Former Arizona Department of Water Resources Director and prominent water-rights attorney Elizabeth “Betsy” Rieke passed away on March 28 at her home in Seattle.
In addition to her service as ADWR’s Director from April 1991 until March 1993, Betsy also served as a deputy and chief counsel for the Department in the mid-1980s. Following her service as Director, she was tabbed by Secretary of the Interior (and former Arizona Governor) Bruce Babbitt to serve as his Assistant Secretary for Water and Science.
As recounted by her daughter, Eowyn Rieke, Betsy worked tirelessly to protect natural resources in the West, notably on projects involving Arizona’s Catalina State Park, California’s Bay Delta and Nevada’s Pyramid Lake.

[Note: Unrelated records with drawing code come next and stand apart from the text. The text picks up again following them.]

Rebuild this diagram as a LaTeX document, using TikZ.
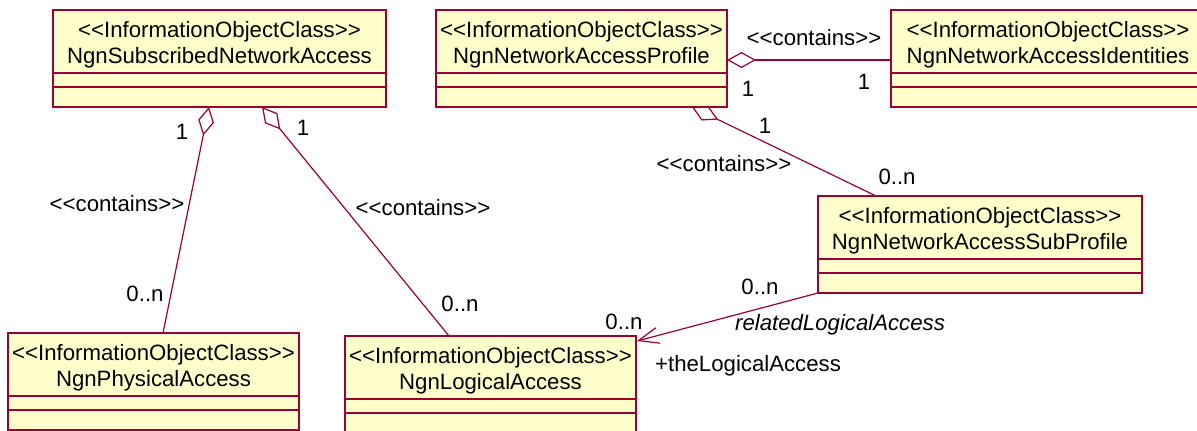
\documentclass[tikz,border=0pt]{standalone}
\usepackage{fontspec}
\setmainfont{Liberation Sans}
\usetikzlibrary{shapes.multipart,arrows.meta,calc}

\definecolor{umlred}{RGB}{153,0,51}
\definecolor{umlyellow}{RGB}{255,255,204}

\newcommand{\stereo}[1]{<\kern0pt<#1>\kern0pt>}
\newcommand{\ioc}[1]{\rule{0pt}{13pt}\stereo{InformationObjectClass}\\#1\rule[-4.5pt]{0pt}{4.5pt}\nodepart{two}\rule{0pt}{6pt}\nodepart{three}\rule{0pt}{9pt}}

\tikzset{
  ioc/.style={rectangle split, rectangle split parts=3, draw=umlred, fill=umlyellow, line width=1pt,
    inner xsep=0pt, inner ysep=0pt, outer sep=0pt, anchor=north west, text width=#1, align=center,
    font=\fontsize{11.1pt}{13pt}\selectfont},
  agg/.style={draw=umlred, line width=0.6pt, {Diamond[open,length=14.5pt,width=8pt]}-},
  assoc/.style={draw=umlred, line width=0.6pt, -{Straight Barb[length=10pt,width=8pt]}},
  lbl/.style={inner sep=0pt, font=\fontsize{11.1pt}{13pt}\selectfont},
}

\begin{document}
\begin{tikzpicture}[x=0.5pt, y=-0.5pt]
        \path[use as bounding box, fill=white] (0,0) rectangle (1197,430);

        % Classes
        \node[ioc=166.5pt] (subnet) at (53,10) {\ioc{NgnSubscribedNetworkAccess}};
        \node[ioc=145.5pt] (profile) at (436,10) {\ioc{NgnNetworkAccessProfile}};
        \node[ioc=157pt] (ident) at (891,10) {\ioc{NgnNetworkAccessIdentities}};
        \node[ioc=162pt] (subprof) at (818,196) {\ioc{NgnNetworkAccessSubProfile}};
        \node[ioc=145.5pt] (phys) at (8,333) {\ioc{NgnPhysicalAccess}};
        \node[ioc=145.5pt] (logical) at (345,336) {\ioc{NgnLogicalAccess}};

        % Aggregations
        \draw[agg] ($(subnet.south west)+(156,0)$) -- ($(phys.north west)+(155,0)$);
        \draw[agg] ($(subnet.south west)+(209,0)$) -- ($(logical.north west)+(104,0)$);
        \draw[agg] ($(profile.north east)+(0,50)$) -- ($(ident.north west)+(0,50)$);
        \draw[agg] ($(profile.south west)+(256,0)$) -- ($(subprof.north west)+(58,0)$);

        % Association
        \draw[assoc] (subprof.south west) -- ($(logical.north east)+(1,5)$);

        % Labels
        \node[lbl] (m1) at (182,132) {1};
        \node[lbl] (m2) at (303,128) {1};
        \node[lbl] (c1) at (117,204) {\stereo{contains}};
        \node[lbl] (c2) at (423,208) {\stereo{contains}};
        \node[lbl] (n1) at (145,294) {0..n};
        \node[lbl] (n2) at (460,304) {0..n};

        \node[lbl] (c3) at (814,38) {\stereo{contains}};
        \node[lbl] (m3) at (748,89) {1};
        \node[lbl] (m4) at (864,82) {1};
        \node[lbl] (m5) at (765,126) {1};
        \node[lbl] (c4) at (724,164) {\stereo{contains}};
        \node[lbl] (n3) at (897,177) {0..n};

        \node[lbl] (n4) at (760,287) {0..n};
        \node[lbl] (role1) at (840,325) {\itshape relatedLogicalAccess};
        \node[lbl] (n5) at (624,322) {0..n};
        \node[lbl] (role2) at (748,366) {+theLogicalAccess};
    \end{tikzpicture}
\end{document}
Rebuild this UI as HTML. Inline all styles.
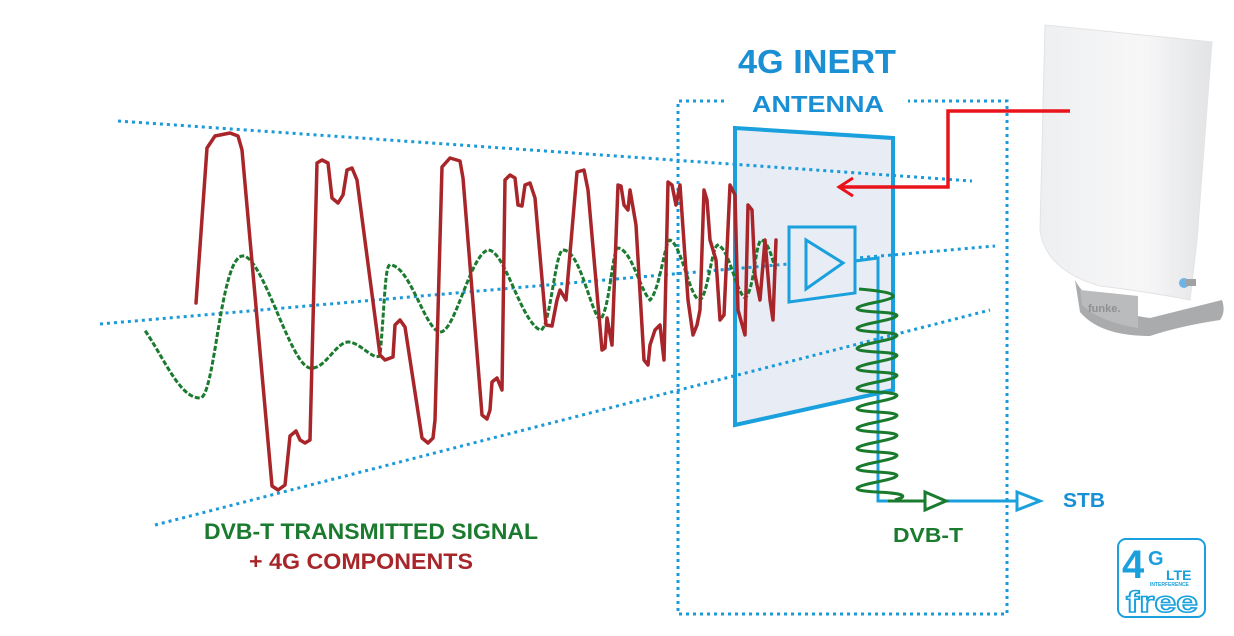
<!DOCTYPE html>
<html><head><meta charset="utf-8"><style>
html,body{margin:0;padding:0;background:#fff;}
svg{display:block;}
text{font-family:"Liberation Sans",sans-serif;font-weight:bold;}
</style></head><body>
<svg width="1234" height="636" viewBox="0 0 1234 636" xmlns="http://www.w3.org/2000/svg">
<defs>
<linearGradient id="pg" x1="0" y1="0" x2="1" y2="0">
<stop offset="0" stop-color="#eeeff0"/><stop offset="0.6" stop-color="#f7f7f8"/><stop offset="1" stop-color="#e2e3e5"/>
</linearGradient>
</defs>
<!-- antenna product -->
<path d="M1075,280 Q1090,310 1150,318 L1222,300 Q1226,312 1220,320 Q1180,326 1150,336 Q1100,336 1080,312 Z" fill="#a9abad"/>
<path d="M1045,25 L1212,42 Q1205,140 1197,240 L1190,300 Q1150,292 1100,286 Q1045,270 1040,230 Z" fill="url(#pg)" stroke="#e2e3e5" stroke-width="1"/>
<path d="M1080,290 L1138,296 L1138,328 Q1100,322 1082,305 Z" fill="#b9bbbd"/>
<text x="1088" y="312" font-size="11" fill="#8e9092" font-weight="normal">funke.</text>
<circle cx="1184" cy="283" r="5" fill="#6fb4e8"/>
<rect x="1186" y="279" width="10" height="7" fill="#9fa1a3"/>
<!-- antenna panel -->
<polygon points="735,128 893,138 893,390 735,425" fill="#e8edf5" stroke="#1aa0dc" stroke-width="4"/>
<!-- dotted guide lines -->
<g stroke="#1a9ad8" stroke-width="3" stroke-dasharray="3 4" fill="none">
<line x1="118" y1="121" x2="972" y2="181"/>
<line x1="100" y1="324" x2="995" y2="246"/>
<line x1="155" y1="525" x2="990" y2="310"/>
<path d="M724,101 L678,101 L678,614 L1007,614 L1007,101 L908,101"/>
</g>
<!-- green dotted signal -->
<path d="M146,332 C165,360 180,398 200,398 C215,398 220,260 242,256 C262,253 290,365 310,368 C325,370 335,343 348,342 C360,342 372,360 380,356 C385,300 385,265 390,265 C410,265 425,330 440,332 C455,333 470,255 488,250 C505,250 520,320 540,330 C550,332 555,250 563,250 C580,250 590,310 600,320 C610,310 612,250 618,248 C632,250 640,290 650,300 C660,290 665,240 670,240 C682,245 690,300 700,300 C708,295 712,245 718,245 C730,250 735,290 745,298 C755,290 755,240 762,240 C770,245 772,260 776,270" fill="none" stroke="#1a7a2e" stroke-width="3" stroke-dasharray="2 5" stroke-linecap="square"/>
<!-- red signal -->
<polyline fill="none" stroke="#a8262a" stroke-width="3.5" stroke-linejoin="round" stroke-linecap="round" points="
196,303 207,148 215,136 230,133 238,136 242,150 272,486 278,490 285,485 290,436 296,431 300,440 305,443 310,440 317,163 322,160 328,163 332,198 338,203 343,195 347,170 352,168 357,180 380,355 385,360 393,357 395,325 400,320 405,327 422,438 428,443 433,438 435,420 442,167 450,158 460,161 463,178 482,415 487,419 490,410 492,382 497,378 502,390 505,180 510,175 515,178 518,205 522,206 525,185 530,183 535,198 546,325 552,326 557,300 560,290 566,300 577,172 584,170 588,190 602,350 605,348 607,318 612,345 618,185 621,186 624,205 628,210 630,190 636,225 644,360 648,365 650,345 655,330 660,325 664,360 668,182 672,185 676,205 680,185 688,300 693,335 697,325 700,310 704,190 707,200 710,240 716,260 720,320 724,315 730,185 735,195 738,310 745,335 748,205 752,210 755,275 760,300 765,240 770,300 773,320 776,240"/>
<!-- amplifier -->
<polygon points="789,227 855,227 855,293 789,302" fill="#e8edf5" stroke="#1aa0dc" stroke-width="3"/>
<polygon points="806,240 806,289 843,263" fill="none" stroke="#1aa0dc" stroke-width="3"/>
<polyline points="855,261 878,258 878,501 1020,501" fill="none" stroke="#1aa0dc" stroke-width="3"/>
<polygon points="1017,492 1017,510 1040,501" fill="#fff" stroke="#1aa0dc" stroke-width="3"/>
<!-- green coil -->
<path d="M859,289 Q917,294 877,302 T877,312 T877,322 T877,332 T877,342 T877,352 T877,362 T877,372 T877,382 T877,392 T877,402 T877,412 T877,422 T877,432 T877,442 T877,452 T877,462 T877,472 T877,482 T877,492 T895,500" fill="none" stroke="#1a7a2e" stroke-width="3"/>
<line x1="888" y1="501" x2="926" y2="501" stroke="#1a7a2e" stroke-width="3"/>
<polygon points="925,492 925,510 946,501" fill="#fff" stroke="#1a7a2e" stroke-width="3"/>
<!-- red arrow -->
<polyline points="1070,111 948,111 948,187 840,187" fill="none" stroke="#e8131b" stroke-width="3.5"/>
<polyline points="853,178 839,187 853,196" fill="none" stroke="#e8131b" stroke-width="3"/>
<!-- texts -->
<text x="817" y="73" font-size="33" fill="#1a8fd4" text-anchor="middle" textLength="158" lengthAdjust="spacingAndGlyphs">4G INERT</text>
<text x="818" y="112" font-size="23" fill="#1a8fd4" text-anchor="middle" textLength="132" lengthAdjust="spacingAndGlyphs">ANTENNA</text>
<text x="204" y="539" font-size="22" fill="#1a7a2e" textLength="334" lengthAdjust="spacingAndGlyphs">DVB-T TRANSMITTED SIGNAL</text>
<text x="249" y="569" font-size="22" fill="#a8262a" textLength="224" lengthAdjust="spacingAndGlyphs">+ 4G COMPONENTS</text>
<text x="893" y="542" font-size="20" fill="#1a7a2e" textLength="70" lengthAdjust="spacingAndGlyphs">DVB-T</text>
<text x="1063" y="507" font-size="20" fill="#1a8fd4" textLength="42" lengthAdjust="spacingAndGlyphs">STB</text>
<!-- logo -->
<rect x="1118" y="539" width="87" height="78" rx="8" fill="#fff" stroke="#1aa0dc" stroke-width="2"/>
<text x="1122" y="578" font-size="40" fill="#1aa0dc">4</text>
<text x="1148" y="565" font-size="20" fill="#1aa0dc">G</text>
<text x="1166" y="580" font-size="14" fill="#1aa0dc">LTE</text>
<text x="1150" y="586" font-size="5" fill="#1aa0dc">INTERFERENCE</text>
<text x="1126" y="612" font-size="30" fill="none" stroke="#1aa0dc" stroke-width="1.5" font-weight="normal" textLength="72" lengthAdjust="spacingAndGlyphs">free</text>
</svg>
</body></html>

“No matter the role she was a passionate advocate, dedicated collaborator, incisive intellect, and consummate consensus builder,” said Eowyn.
“She found rejuvenation in the kinetics of river running and the peace of sea kayaking. In all things, the natural world was her anchor and inspiration.”
In an oral history she recorded in 1995 for the Bureau of Reclamation about her role in the Bureau’s intensely litigated Newlands Project -- which provided irrigation water from the Truckee and Carson rivers to croplands in western Nevada – Betsy recalled her time as a private-sector water attorney during the time that “Arizona was in the middle of its ground-water transfer wars.”
“I then went from being a private-sector lawyer to being head of the Department of Water Resources,” she said.
Later, as Assistant Interior Secretary, Betsy worked to help settle Arizona’s Native American water-rights claims.
From the book, Arizona Water Policy: Management Innovations in an Urbanizing, Arid Region:
“In those negotiations, the federal government was ironically represented by the Secretary of the Interior, former Arizona Governor Bruce Babbitt, and his Assistant Secretary for Water and Power, Betsy Rieke, the former director of the Arizona Department of Water Resources.”
Born on July 10, 1943, Betsy was an honors graduate in 1981 from the University of Arizona School of Law. She is remembered by her family as one who lived her life “full steam ahead”:
“A prominent water rights lawyer, Betsy was known for her work in negotiations to resolve Arizona’s fractious water battles, including groundwater transfer wars from the mid 80s to the early 90s. Betsy held a number of more-than-full-time positions in her career, in addition to her role as Mom and later Grandma.”